I find Mr. Phan’s story inspiring, like so many immigrants (including my own parents) – fleeing his homeland during a time of war to the U.S. in hopes of building a dream, and succeeding through a lot of sweat and hard work. At the age of 15, he cooked out of necessity for his family of ten (while his parents each worked two jobs), and took the lead trying to assimilate his family to living in the U.S. Though he never formally trained as a chef (he actually studied Architecture), he is now the successful owner of The Slanted Door, a renowned restaurant in California that has been in business for the past 15 years, showcasing modern Vietnamese using local produce fresh ingredients. Bravo Charles!
And now for the Giveaway! I have one copy of Charles Phan’s Vietnamese Home Cooking cookbook to giveaway.
- 1 tablespoon Sichuan peppercorns
- 1 tablespoon annatto seeds
- ½ cup finely chopped shallots
- ½ cup olive oil
- ¼ cup finely minced garlic (about 8 cloves)
- ¼ cup red pepper flakes
- ⅓ cup ground bean paste
- 2 tablespoons rice wine
- 2 tablespoons sugar
- 2 tablespoons light soy sauce
- 2 tablespoons fish sauce
- 2 tablespoons chicken stock or water
- Pinch of sugar
- 2 tablespoons olive oil
- 1 pound skinless, boneless chicken (use breast or thigh meat, or a mix of both), cut into 1-inch cubes
- 1 cup thinly sliced red onion
- 2 teaspoons finely chopped garlic
- ¼ cup finely minced lemongrass
- 1 red or green jalapeño chile, stemmed and thinly sliced on the diagonal into rings
- 2 tablespoons rice wine
- 1 tablespoon Roasted Chile Paste
- 2 scallions, trimmed and cut into 1-inch pieces
- 1 tablespoon finely chopped roasted peanuts, for garnish
- Combine the peppercorns and annatto seeds in a spice grinder (or use a mortar and pestle) and grind coarsely. Set aside.

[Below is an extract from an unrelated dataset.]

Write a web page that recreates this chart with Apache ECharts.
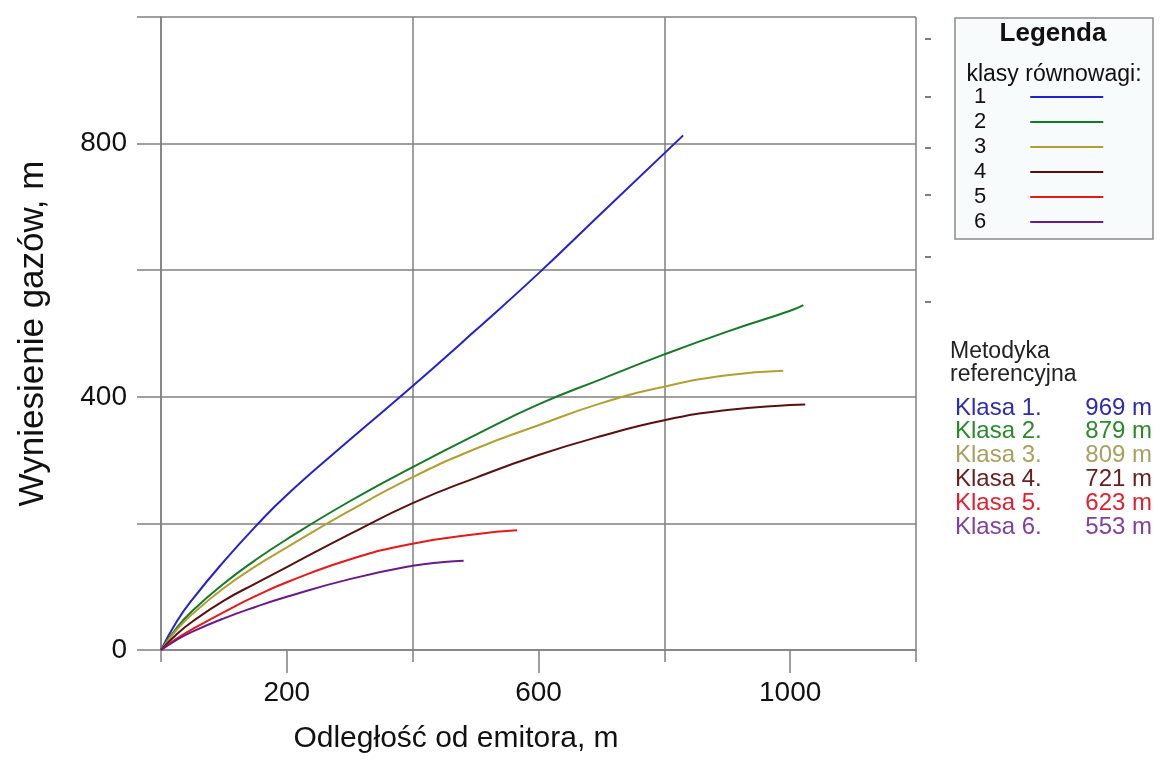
<!DOCTYPE html>
<html>
<head>
<meta charset="utf-8">
<script src="https://cdn.jsdelivr.net/npm/echarts@6/dist/echarts.min.js"></script>
<style>
  html, body { margin: 0; padding: 0; background: #fff; }
  #chart { width: 1163px; height: 767px; }
</style>
</head>
<body>
<div id="chart"></div>
<script>
// distances (m) and plume heights (m), one pair of arrays per class
const class1X = [0, 25, 50, 100, 150, 200, 300, 400, 500, 600, 700, 830]
const class1Y = [0, 45, 80, 140, 195, 245, 332, 417, 505, 595, 690, 813]
const class2X = [0, 25, 50, 100, 150, 200, 300, 400, 500, 600, 700, 800, 900, 1000, 1021]
const class2Y = [0, 35, 62, 105, 142, 175, 235, 289, 340, 388, 428, 467, 503, 536, 545]
const class3X = [0, 25, 50, 100, 150, 200, 300, 400, 500, 600, 700, 800, 900, 989]
const class3Y = [0, 32, 57, 98, 132, 162, 220, 273, 318, 355, 390, 416, 434, 441]
const class4X = [0, 25, 50, 100, 150, 200, 300, 400, 500, 600, 700, 800, 900, 1000, 1024]
const class4Y = [0, 25, 45, 78, 105, 131, 183, 232, 272, 308, 338, 363, 379, 387, 388]
const class5X = [0, 25, 50, 100, 150, 200, 300, 400, 500, 566]
const class5Y = [0, 18, 33, 60, 85, 107, 143, 168, 183, 189]
const class6X = [0, 25, 50, 100, 150, 200, 300, 400, 450, 481]
const class6Y = [0, 16, 29, 50, 68, 84, 112, 133, 139, 141]

const classNames = ['1', '2', '3', '4', '5', '6']
const refLabels = ['Klasa 1.', 'Klasa 2.', 'Klasa 3.', 'Klasa 4.', 'Klasa 5.', 'Klasa 6.']
const refDistances = [969, 879, 809, 721, 623, 553]

const lineColors = ['#2222cc', '#157a25', '#b0a030', '#5a1010', '#e81818', '#6a1a8a']
const textColors = ['#2c2cb0', '#2a8a2a', '#a8a060', '#6a2020', '#e02030', '#8040a0']

const xs = [class1X, class2X, class3X, class4X, class5X, class6X]
const ys = [class1Y, class2Y, class3Y, class4Y, class5Y, class6Y]

const FONT = 'Liberation Sans, Arial, sans-serif'
const GRID = '#808080'

const chart = echarts.init(document.getElementById('chart'))

const series = classNames.map((name, i) => ({
  name,
  type: 'line',
  smooth: true,
  showSymbol: false,
  color: lineColors[i],
  lineStyle: { color: lineColors[i], width: 2 },
  data: xs[i].map((x, j) => [x, ys[i][j]]),
}))

// right side texts and legend frame
const graphics = [
  { type: 'rect', shape: { x: 955, y: 18, width: 198, height: 221 }, style: { fill: '#f8fbfb', stroke: '#8c8c8c', lineWidth: 1.5 }, z: 0 },
  { type: 'text', x: 1053, y: 34, style: { text: 'Legenda', font: 'bold 26px ' + FONT, fill: '#111', align: 'center', verticalAlign: 'middle' } },
  { type: 'text', x: 1054, y: 75, style: { text: 'klasy równowagi:', font: '23px ' + FONT, fill: '#111', align: 'center', verticalAlign: 'middle' } },
  { type: 'text', x: 950, y: 352, style: { text: 'Metodyka', font: '23px ' + FONT, fill: '#222', verticalAlign: 'middle' } },
  { type: 'text', x: 950, y: 375, style: { text: 'referencyjna', font: '23px ' + FONT, fill: '#222', verticalAlign: 'middle' } },
]
refLabels.forEach((label, i) => {
  const y = 408 + i * 23.8
  graphics.push({ type: 'text', x: 955, y, style: { text: label, font: '24px ' + FONT, fill: textColors[i], verticalAlign: 'middle' } })
  graphics.push({ type: 'text', x: 1152, y, style: { text: refDistances[i] + ' m', font: '24px ' + FONT, fill: textColors[i], align: 'right', verticalAlign: 'middle' } })
})
// stray dashes right of the plot
;[39, 97, 148, 195, 257, 302].forEach((y) => {
  graphics.push({ type: 'line', shape: { x1: 925, y1: y, x2: 931, y2: y }, style: { stroke: '#555', lineWidth: 1.5 } })
})

chart.setOption({
  animation: false,
  grid: { left: 161, right: 247, top: 17, bottom: 117 },
  legend: {
    data: classNames,
    orient: 'vertical',
    left: 974,
    top: 86,
    padding: 0,
    align: 'right',
    icon: 'rect',
    itemWidth: 73,
    itemHeight: 2,
    itemGap: 3,
    selectedMode: false,
    textStyle: { fontFamily: FONT, fontSize: 22, color: '#111', lineHeight: 22, padding: [0, 39, 0, 0] },
  },
  xAxis: [
    {
      type: 'value',
      min: 0,
      max: 1200,
      interval: 200,
      name: 'Odległość od emitora, m',
      nameLocation: 'middle',
      nameGap: 74,
      nameTextStyle: { fontFamily: FONT, fontSize: 30, color: '#111', padding: [0, 165, 0, 0] },
      axisLine: { lineStyle: { color: GRID, width: 1.5 } },
      axisTick: { length: 12, lineStyle: { color: GRID, width: 1.5 }, customValues: [0, 400, 800, 1200] },
      axisLabel: { show: false },
      splitLine: { lineStyle: { color: GRID, width: 1.5 } },
    },
    {
      type: 'value',
      position: 'bottom',
      min: 0,
      max: 1200,
      interval: 200,
      axisLine: { show: false },
      axisTick: { length: 23, lineStyle: { color: GRID, width: 1.5 }, customValues: [200, 600, 1000] },
      axisLabel: {
        fontFamily: FONT, fontSize: 28, color: '#111', margin: 29,
        customValues: [200, 600, 1000],
        formatter: (v) => String(v),
      },
      splitLine: { show: false },
    },
  ],
  yAxis: {
    type: 'value',
    min: 0,
    max: 1000,
    interval: 200,
    name: 'Wyniesienie gazów, m',
    nameLocation: 'middle',
    nameGap: 110,
    nameTextStyle: { fontFamily: FONT, fontSize: 35, color: '#111' },
    axisLine: { show: true, lineStyle: { color: GRID, width: 1.5 } },
    axisTick: { show: true, length: 24, lineStyle: { color: GRID, width: 1.5 } },
    axisLabel: {
      fontFamily: FONT, fontSize: 28, color: '#111', margin: 34,
      formatter: (v) => (v % 400 === 0 ? String(v) : ''),
    },
    splitLine: { lineStyle: { color: GRID, width: 1.5 } },
  },
  graphic: graphics,
  series,
})

window.addEventListener('resize', () => chart.resize())
</script>
</body>
</html>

- In a small saucepan, combine the shallots and oil over medium heat and cook, stirring frequently, for about 6 minutes, until the shallots are light gold. Add the garlic and cook, stirring frequently, for about 4 minutes longer, until the garlic and shallot are lightly browned.
- Stir in the red pepper flakes and the peppercorn-annatto mixture, mixing well. Add the ground bean paste, wine, sugar, and soy sauce and continue cooking, stirring, for 1 minute longer. Remove from the heat and let cool completely. This will make a lot more than you will need for making the Lemongrass Chicken. Store the remainder in an airtight container in the refrigerator.
- In a small bowl, whisk together fish sauce, stock, and sugar until the sugar has dissolved. Set aside.
- Heat a wok over high heat until hot; the metal will have a matte appearance and a drop or two of water flicked onto its surface should evaporate on contact. Add 1 tablespoon oil and heat until shimmering but not smoking. Add the chicken and cook, turning occasionally, for 3 to 4 minutes, until lightly browned on both sides.
- Remove chicken from wok.
- Return wok to heat and add 1 tablespoon oil. Add the onion and cook, stirring occasionally, for about 2 minutes, just until softened. Add the garlic, lemongrass, and jalapeño chile and cook for 30 seconds longer. Add the wine and deglaze the pan, stirring to dislodge any browned bits.
- Add the chicken back to the wok. Add the fish sauce mixture, chile paste, and scallions to the pan and continue cooking for 1 minute more, until the scallions have softened slightly and the chicken is cooked through.
- Transfer to a serving dish and garnish with the peanuts. Serve immediately.
Disclosure: I received a review copy of Vietnamese Home Cooking; my opinions are my own.